Weissenberger, whose stationery identifies him as a professional “paralegal,” elected not to recast his action into proper form when the respondents pointed out the inability of his chosen remedy to achieve the ends he sought. Instead, he chose to fight the motion both in the trial court and in this court. And his tactic of waiting until his reply brief to address the sole issue on appeal—the reason underlying the trial court’s dismissal of his compliant—showcases the reason for the long-recognized rule of appellate practice that we will not consider arguments raised for the first time in the appellant’s reply brief:[1] such a tactic deprives the respondent of the opportunity to respond.
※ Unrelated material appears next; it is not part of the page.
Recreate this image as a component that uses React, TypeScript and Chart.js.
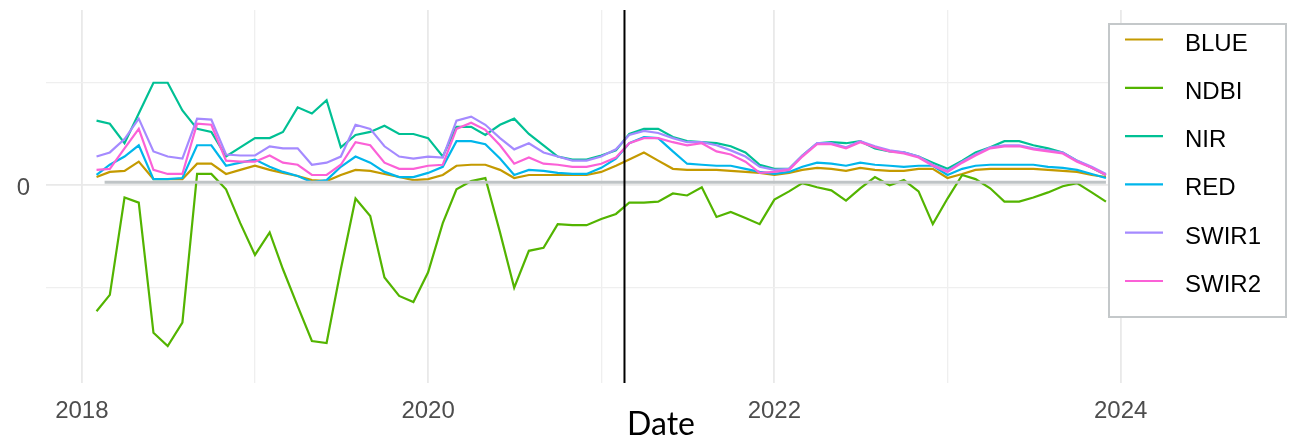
import React, { useEffect, useRef } from "react";
import { Chart, registerables } from "chart.js";

Chart.register(...registerables);

const DATES = [
  "2018-02-01", "2018-03-01", "2018-04-01", "2018-05-01", "2018-06-01", "2018-07-01", "2018-08-01", "2018-09-01", "2018-10-01", "2018-11-01", "2018-12-01",
  "2019-01-01", "2019-02-01", "2019-03-01", "2019-04-01", "2019-05-01", "2019-06-01", "2019-07-01", "2019-08-01", "2019-09-01", "2019-10-01", "2019-11-01", "2019-12-01",
  "2020-01-01", "2020-02-01", "2020-03-01", "2020-04-01", "2020-05-01", "2020-06-01", "2020-07-01", "2020-08-01", "2020-09-01", "2020-10-01", "2020-11-01", "2020-12-01",
  "2021-01-01", "2021-02-01", "2021-03-01", "2021-04-01", "2021-05-01", "2021-06-01", "2021-07-01", "2021-08-01", "2021-09-01", "2021-10-01", "2021-11-01", "2021-12-01",
  "2022-01-01", "2022-02-01", "2022-03-01", "2022-04-01", "2022-05-01", "2022-06-01", "2022-07-01", "2022-08-01", "2022-09-01", "2022-10-01", "2022-11-01", "2022-12-01",
  "2023-01-01", "2023-02-01", "2023-03-01", "2023-04-01", "2023-05-01", "2023-06-01", "2023-07-01", "2023-08-01", "2023-09-01", "2023-10-01", "2023-11-01", "2023-12-01",
];

const BLUE = [
  0.08, 0.13, 0.14, 0.23, 0.06, 0.06, 0.06, 0.21, 0.21, 0.11, 0.15,
  0.19, 0.15, 0.12, 0.09, 0.05, 0.04, 0.10, 0.15, 0.14, 0.11, 0.08, 0.05,
  0.06, 0.10, 0.19, 0.20, 0.20, 0.15, 0.07, 0.10, 0.10, 0.10, 0.10, 0.10,
  0.13, 0.19, 0.25, 0.32, 0.24, 0.16, 0.15, 0.15, 0.15, 0.14, 0.13, 0.12,
  0.10, 0.12, 0.15, 0.17, 0.16, 0.14, 0.17, 0.15, 0.14, 0.14, 0.16, 0.16,
  0.07, 0.11, 0.15, 0.16, 0.16, 0.16, 0.16, 0.15, 0.14, 0.13, 0.10, 0.08,
];

const NDBI = [
  -1.23, -1.07, -0.12, -0.17, -1.44, -1.57, -1.34, 0.11, 0.11, -0.04, -0.37,
  -0.68, -0.46, -0.82, -1.18, -1.52, -1.54, -0.82, -0.13, -0.30, -0.90, -1.08, -1.14,
  -0.85, -0.37, -0.04, 0.04, 0.07, -0.46, -1.0, -0.64, -0.61, -0.38, -0.39, -0.39,
  -0.33, -0.28, -0.17, -0.17, -0.16, -0.08, -0.10, -0.02, -0.31, -0.26, -0.32, -0.38,
  -0.14, -0.06, 0.02, -0.02, -0.05, -0.15, -0.03, 0.08, 0.0, 0.05, -0.06, -0.38,
  -0.13, 0.10, 0.06, -0.03, -0.16, -0.16, -0.12, -0.07, -0.01, 0.02, -0.07, -0.16,
];

const NIR = [
  0.63, 0.60, 0.41, 0.70, 1.0, 1.0, 0.73, 0.55, 0.52, 0.28, 0.37,
  0.46, 0.46, 0.52, 0.76, 0.70, 0.83, 0.37, 0.49, 0.52, 0.58, 0.50, 0.50,
  0.46, 0.28, 0.57, 0.57, 0.49, 0.59, 0.65, 0.50, 0.39, 0.28, 0.25, 0.25,
  0.29, 0.34, 0.50, 0.55, 0.55, 0.47, 0.43, 0.42, 0.41, 0.38, 0.32, 0.20,
  0.16, 0.16, 0.29, 0.41, 0.42, 0.41, 0.43, 0.36, 0.33, 0.32, 0.28, 0.22,
  0.16, 0.24, 0.32, 0.37, 0.43, 0.43, 0.39, 0.36, 0.32, 0.24, 0.17, 0.10,
];

const RED = [
  0.10, 0.20, 0.28, 0.39, 0.06, 0.06, 0.07, 0.39, 0.39, 0.19, 0.22,
  0.25, 0.18, 0.13, 0.09, 0.03, 0.05, 0.18, 0.28, 0.22, 0.13, 0.08, 0.08,
  0.12, 0.18, 0.43, 0.43, 0.40, 0.26, 0.10, 0.15, 0.14, 0.12, 0.11, 0.11,
  0.17, 0.26, 0.41, 0.47, 0.46, 0.33, 0.21, 0.20, 0.19, 0.19, 0.16, 0.13,
  0.11, 0.13, 0.18, 0.22, 0.21, 0.19, 0.22, 0.20, 0.19, 0.18, 0.19, 0.19,
  0.10, 0.16, 0.19, 0.20, 0.20, 0.20, 0.20, 0.18, 0.17, 0.15, 0.11, 0.07,
];

const SWIR1 = [
  0.28, 0.32, 0.45, 0.65, 0.33, 0.28, 0.26, 0.65, 0.64, 0.30, 0.29,
  0.29, 0.38, 0.36, 0.36, 0.20, 0.22, 0.28, 0.59, 0.55, 0.38, 0.28, 0.26,
  0.28, 0.27, 0.63, 0.67, 0.59, 0.46, 0.35, 0.41, 0.32, 0.28, 0.24, 0.24,
  0.28, 0.35, 0.49, 0.53, 0.51, 0.46, 0.42, 0.42, 0.39, 0.34, 0.28, 0.18,
  0.15, 0.16, 0.29, 0.41, 0.41, 0.37, 0.43, 0.38, 0.34, 0.32, 0.28, 0.20,
  0.14, 0.23, 0.30, 0.37, 0.39, 0.39, 0.36, 0.34, 0.32, 0.24, 0.18, 0.11,
];

const SWIR2 = [
  0.15, 0.16, 0.36, 0.55, 0.15, 0.11, 0.11, 0.60, 0.59, 0.24, 0.23,
  0.23, 0.29, 0.22, 0.20, 0.10, 0.10, 0.20, 0.42, 0.39, 0.22, 0.16, 0.16,
  0.19, 0.20, 0.55, 0.61, 0.54, 0.39, 0.21, 0.27, 0.21, 0.20, 0.18, 0.18,
  0.21, 0.27, 0.41, 0.46, 0.46, 0.42, 0.39, 0.41, 0.33, 0.30, 0.23, 0.12,
  0.13, 0.15, 0.28, 0.40, 0.40, 0.36, 0.42, 0.37, 0.33, 0.31, 0.27, 0.19,
  0.13, 0.22, 0.29, 0.36, 0.38, 0.38, 0.35, 0.33, 0.31, 0.23, 0.17, 0.10,
];

const SERIES_NAMES = ["BLUE", "NDBI", "NIR", "RED", "SWIR1", "SWIR2"];
const SERIES_VALUES = [BLUE, NDBI, NIR, RED, SWIR1, SWIR2];
const SERIES_COLORS = ["#C49A00", "#53B400", "#00C094", "#00B6EB", "#A58AFF", "#FB61D7"];

const BASELINE_DATES = ["2018-02-18", "2023-12-01"];
const BASELINE_VALUE = 0.03;
const EVENT_DATE = "2021-02-19";

const X_TICKS = [2018, 2019, 2020, 2021, 2022, 2023, 2024];
const X_LABELS = ["2018", "", "2020", "", "2022", "", "2024"];
const Y_TICKS = [-1, 0, 1];
const Y_LABELS = ["", "0", ""];

const X_MIN = 2017.793;
const X_MAX = 2024.21;
const Y_MIN = -1.93;
const Y_MAX = 1.71;

function toYear(s: string): number {
  const [y, m, d] = s.split("-").map(Number);
  const t = Date.UTC(y, m - 1, d || 1);
  const t0 = Date.UTC(y, 0, 1);
  const t1 = Date.UTC(y + 1, 0, 1);
  return y + (t - t0) / (t1 - t0);
}

const FONT = '"Liberation Sans", Arial, sans-serif';

const overlayPlugin = {
  id: "overlay",
  afterDraw(chart: any) {
    const ctx = chart.ctx as CanvasRenderingContext2D;
    ctx.save();
    ctx.fillStyle = "#ffffff";
    ctx.fillRect(1108, 23, 179, 295);
    ctx.strokeStyle = "#c4c8ca";
    ctx.lineWidth = 2;
    ctx.strokeRect(1109, 24, 177, 293);
    SERIES_NAMES.forEach((name, k) => {
      const y = 39.5 + k * 48.3;
      ctx.strokeStyle = SERIES_COLORS[k];
      ctx.lineWidth = 2.2;
      ctx.beginPath();
      ctx.moveTo(1125, y);
      ctx.lineTo(1163, y);
      ctx.stroke();
      ctx.fillStyle = "#000000";
      ctx.font = `24px ${FONT}`;
      ctx.textBaseline = "alphabetic";
      ctx.textAlign = "left";
      ctx.fillText(name, 1185, y + 11);
    });
    ctx.fillStyle = "#000000";
    ctx.font = '32px Lato, "Open Sans", sans-serif';
    ctx.textAlign = "center";
    ctx.textBaseline = "alphabetic";
    ctx.fillText("Date", 661, 435);
    ctx.restore();
  },
};

export default function App() {
  const ref = useRef<HTMLCanvasElement | null>(null);

  useEffect(() => {
    if (!ref.current) return;
    const seriesSets = SERIES_NAMES.map((name, k) => ({
      label: name,
      data: DATES.map((d, i) => ({ x: toYear(d), y: SERIES_VALUES[k][i] })),
      borderColor: SERIES_COLORS[k],
      backgroundColor: SERIES_COLORS[k],
      borderWidth: 2.2,
      pointRadius: 0,
      tension: 0,
      order: 10 - k,
    }));
    const baseline = {
      label: "baseline",
      data: BASELINE_DATES.map((d) => ({ x: toYear(d), y: BASELINE_VALUE })),
      borderColor: "#bfc4c6",
      borderWidth: 3,
      pointRadius: 0,
      order: 1,
    };
    const event = {
      label: "event",
      data: [
        { x: toYear(EVENT_DATE), y: Y_MIN },
        { x: toYear(EVENT_DATE), y: Y_MAX },
      ],
      borderColor: "#000000",
      borderWidth: 2,
      pointRadius: 0,
      order: 0,
    };

    const chart = new Chart(ref.current, {
      type: "line",
      data: { datasets: [...seriesSets, baseline, event] as any },
      options: {
        animation: false,
        responsive: false,
        devicePixelRatio: 1,
        layout: { padding: { left: 0, top: 10, right: 139, bottom: 0 } },
        plugins: { legend: { display: false }, tooltip: { enabled: false } },
        scales: {
          x: {
            type: "linear",
            min: X_MIN,
            max: X_MAX,
            afterBuildTicks: (s: any) => {
              s.ticks = X_TICKS.map((v) => ({ value: v }));
            },
            afterFit: (s: any) => {
              s.height = 58;
              s.paddingLeft = 0;
              s.paddingRight = 0;
            },
            border: { display: false },
            grid: {
              drawTicks: false,
              color: (c: any) => (c.index % 2 === 0 ? "#e9e9e9" : "#efefef"),
              lineWidth: (c: any) => (c.index % 2 === 0 ? 1.8 : 1.3),
            },
            ticks: {
              padding: 14,
              color: "#4d4d4d",
              font: { size: 24, family: FONT },
              maxRotation: 0,
              autoSkip: false,
              callback: (_v: any, i: number) => X_LABELS[i],
            },
          },
          y: {
            type: "linear",
            min: Y_MIN,
            max: Y_MAX,
            afterBuildTicks: (s: any) => {
              s.ticks = Y_TICKS.map((v) => ({ value: v }));
            },
            afterFit: (s: any) => {
              s.width = 46;
              s.paddingTop = 0;
              s.paddingBottom = 0;
            },
            border: { display: false },
            grid: {
              drawTicks: false,
              color: (c: any) => (c.index === 1 ? "#e9e9e9" : "#efefef"),
              lineWidth: (c: any) => (c.index === 1 ? 1.8 : 1.3),
            },
            ticks: {
              padding: 16,
              labelOffset: 3,
              color: "#4d4d4d",
              font: { size: 24, family: FONT },
              autoSkip: false,
              callback: (_v: any, i: number) => Y_LABELS[i],
            },
          },
        },
      },
      plugins: [overlayPlugin],
    });
    return () => chart.destroy();
  }, []);

  return (
    <div style={{ position: "fixed", left: 0, top: 0, width: 1296, height: 441, background: "#ffffff" }}>
      <canvas ref={ref} width={1296} height={441} style={{ display: "block" }} />
    </div>
  );
}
Beyond that, an equally well-known rule of appellate practice is the one limiting our consideration on appeal to issues first brought before the trial court. See In re C.A.K., 154 Wis.2d 612, 624, 453 N.W.2d 897, 902 (1990) (appellate court will not consider an argument raised for the first time on appeal or review). According to our examination of Weissenberger’s briefs to the trial court, he never asked the court to employ the Lewis rule of liberal construction of pro se inmate pleadings to interpret his petition into a civil complaint for declaratory or injunctive relief.
For all these reasons, we are satisfied that the trial court properly dismissed the petition.
By the Court.–Order affirmed.
Not
recommended for publication in the official reports.
[1] See Northwest Wholesale Lumber v. Anderson, 191 Wis.2d 278, 294 n.11, 528 N.W.2d 502, 508-09 (Ct. App. 1995).